471 F.2d 294
UNITED STATES of America, Plaintiff-Appellee,
Roberto VASQUEZ-VELASCO, Defendant-Appellant.
United States Court of Appeals,
Jan. 5, 1973.
John R. Lauricella (argued), San Francisco, Cal., for defendant-appellant.
Shelby R. Gott, Asst. U. S. Atty. (argued), Stephen G. Nelson, Asst. U. S. Atty., Harry D. Steward, U. S. Atty., San Diego, Cal., for plaintiff-appellee.
Before MERRILL, KOELSCH and KILKENNY, Circuit Judges.
In 1967, appellant was charged in a two count indictment with (1) smuggling into the United States 10 ounces of heroin, and (2) transportation and concealment of the same heroin, all in violation of 21 U.S.C. Sec. 174. Appellant failed to appear on his trial date of November 25, 1968 and was thereafter indicted for bail jumping. He was arrested in August, 1971, and, on October 26, 1971, after a series of continuances, he pled guilty to both charges. After the death of the chief government witness, appellant filed a motion to withdraw the guilty plea. From the order denying the motion and the ensuing judgment of conviction and commitment, the appellant prosecutes this appeal.

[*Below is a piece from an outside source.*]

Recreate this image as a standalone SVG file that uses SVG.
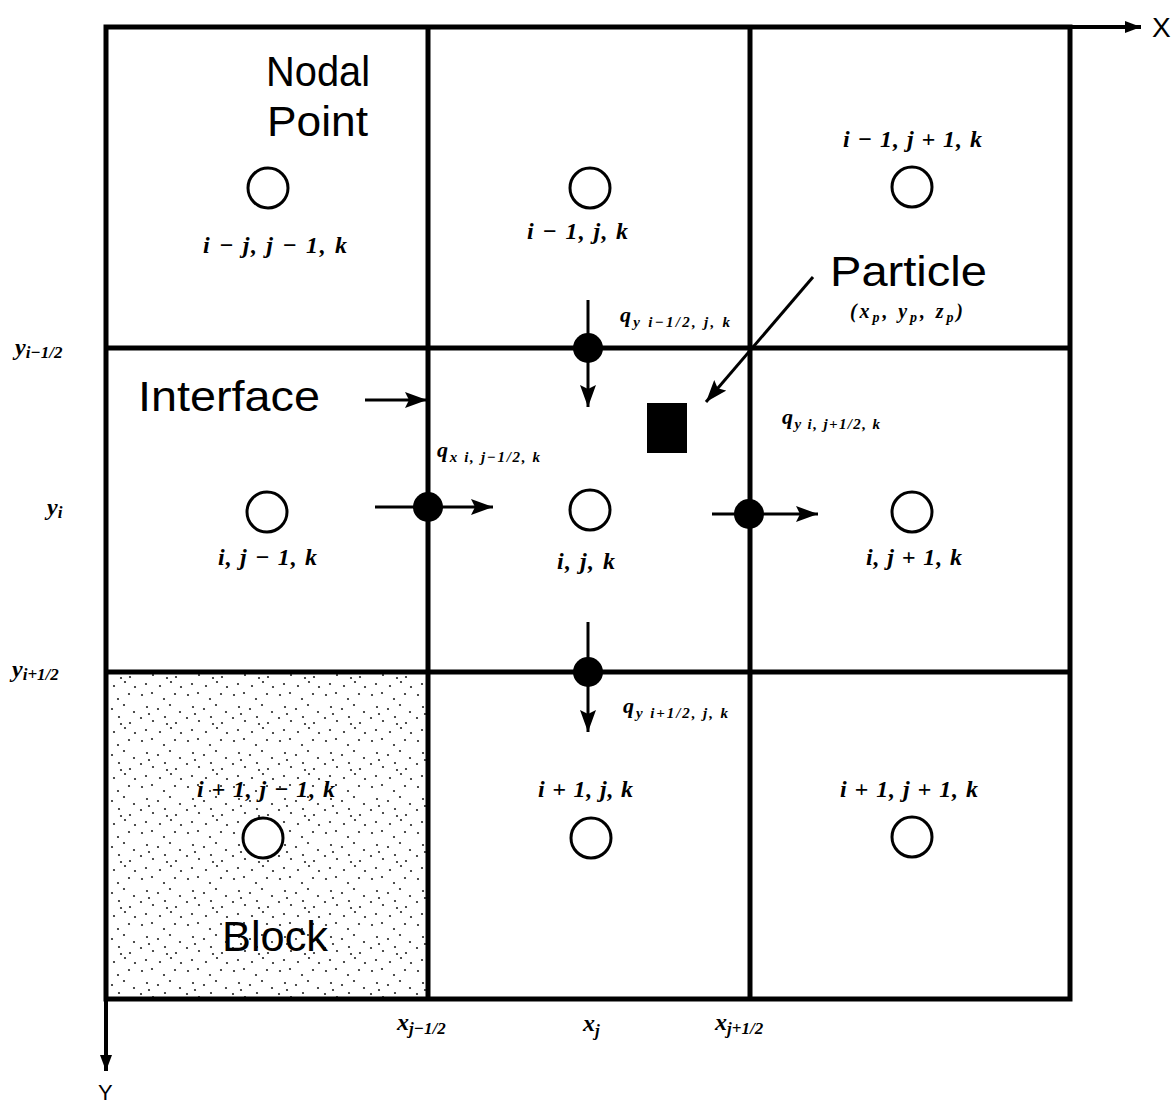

Recognizing, as we do, that a pre-sentence motion to withdraw a guilty plea should be freely allowed, Kadwell v. United States, 315 F.2d 667, 670 (CA9 1963), we must also keep in mind that the sole question on appeal from a denial of such a motion is whether the trial court abused its discretion. Sherman v. United States, 383 F.2d 837, 840 (CA9 1967); Zaffarano v. United States, 330 F.2d 114 (CA9 1964), cert. denied 379 U.S. 825, 85 S.Ct. 52, 13 L.Ed.2d 35. We have uniformly held that a defendant has no right to withdraw a guilty plea under Rule 32(b), F.R.Crim.P. United States v. Youpee, 419 F.2d 1340, 1343 (CA9 1969). The "freely allowed" standard mentioned in Kadwell does not eliminate discretion on the part of the trial court. United States v. Youpee, supra; Sherman v. United States, supra. Prejudice to the government is one factor to be considered by the district court in its evaluation of the merits of the defendant's motion to withdraw his plea. United States v. Del Valle-Rojas, 463 F.2d 228, 229 (CA9 1972). Here, through no fault of its own, the government lost its principal witness. On this record, the lower court did not abuse its discretion in denying the plea. Leano v. United States, 457 F.2d 1208, 1209 (CA9 1972).
On appellant's other point, our examination of the record convinces us that appellant was adequately advised of his rights under Rule 11, F.R.Crim.P., and that the guilty plea was voluntarily made by him with a full understanding of the nature of the charges and the consequences of the plea.